BAKER vs. NELSON (1972): ABERROSEXUAL SO-CALLED “MARRIAGE” NOT A RIGHT.

SCOTUS RULED IN 1972: ABERROSEXUAL SO-CALLED “MARRIAGE” NOT A CONSTITUTIONAL RIGHT! WHAT PART DON’T EXTREMISTS UNDERSTAND?

Baker vs. Nelson

In 1971, the Minnesota Supreme Court became one of the first in the United States to rule on the issue of aberrosexual so-called “marriage.”  In Baker v. Nelson (291 Minn. 310, 191 N.W.2d 185), the Court held that the Minnesota law prohibiting marriage between individuals of the same sex did not violate the constitution and therefore must be upheld.  The case was appealed all the way up to the United States Supreme Court which dismissed the case for “want of a substantial federal question”, establishing the legal precedent which exists to this day that individuals of the same sex do not have the right to “marry.”

The U.S. Supreme Court already ruled there is no constitutional right to same-sex so-called ‘marriage’ —in 1972! The case, Baker v. Nelson, is the very first case in which anyone ever asserted that the Constitution of the United States grants the right to legally “marry” a person of the same sex.

Baker v. Nelson began when two aberrosexuals, Richard John Baker and James Michael McConnell, applied for a marriage license in May 1970 with a court clerk in Minneapolis, named Gerald R. Nelson. The two aberrosexuals were refused the license because Minnesota law defined Marriage as a union of “persons of the opposite sex.”

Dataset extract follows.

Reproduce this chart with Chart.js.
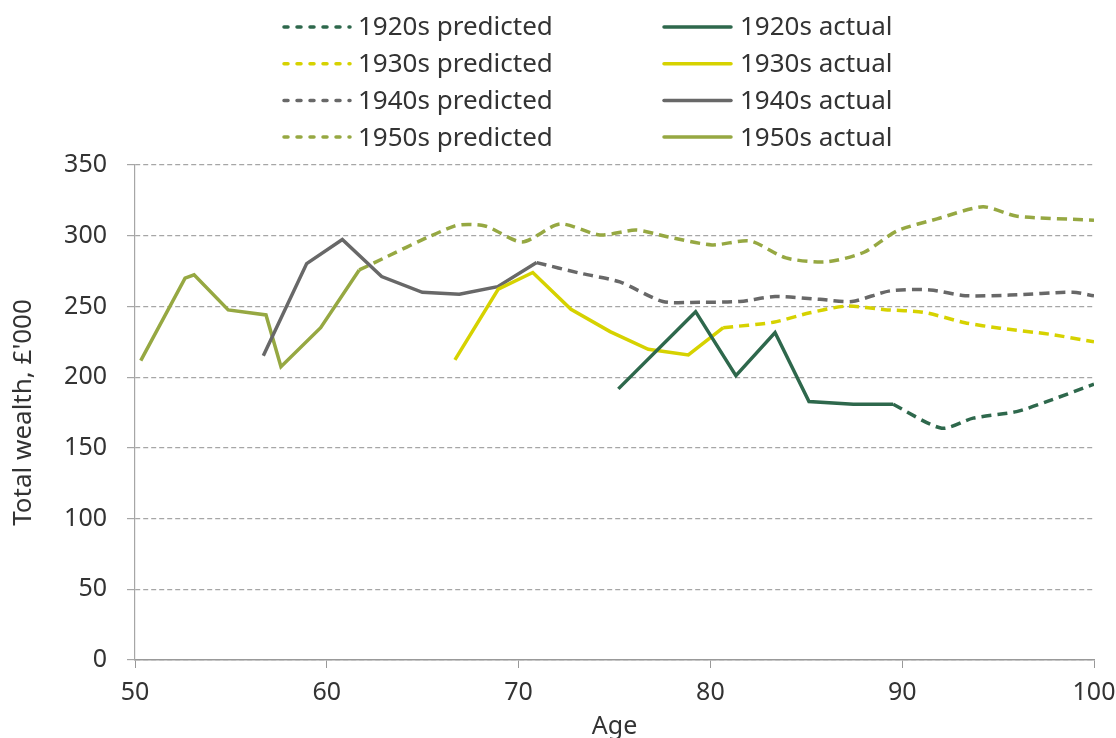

A Circuit Court agreed with the clerk and specifically barred the issuance of such a license, leading the two aberrosexuals to appeal the decision. On October 15, 1971, the Supreme Court of Minnesota ruled that the state’s Marriage law did not permit same-sex individuals to “marry,” and that this “does not offend … the United States Constitution.” Minnesota’s highest court pointed out that Marriage “is a union of man and woman” and is an institution “as old as the book of Genesis.”

The case was appealed directly to the U.S. Supreme Court — which at the time, was required to accept all such appeals (this is no longer true). The Supreme Court ruled on the case on October 10, 1972, declaring (in full): “Appeal from Sup. Ct. Minn. dismissed for want of substantial federal question.”

So what part of “no” do extremists not understand? What makes them think they can call their sexual behavioral choices a “right,” then file sham lawsuits seeking to impose this lunacy on everyone else?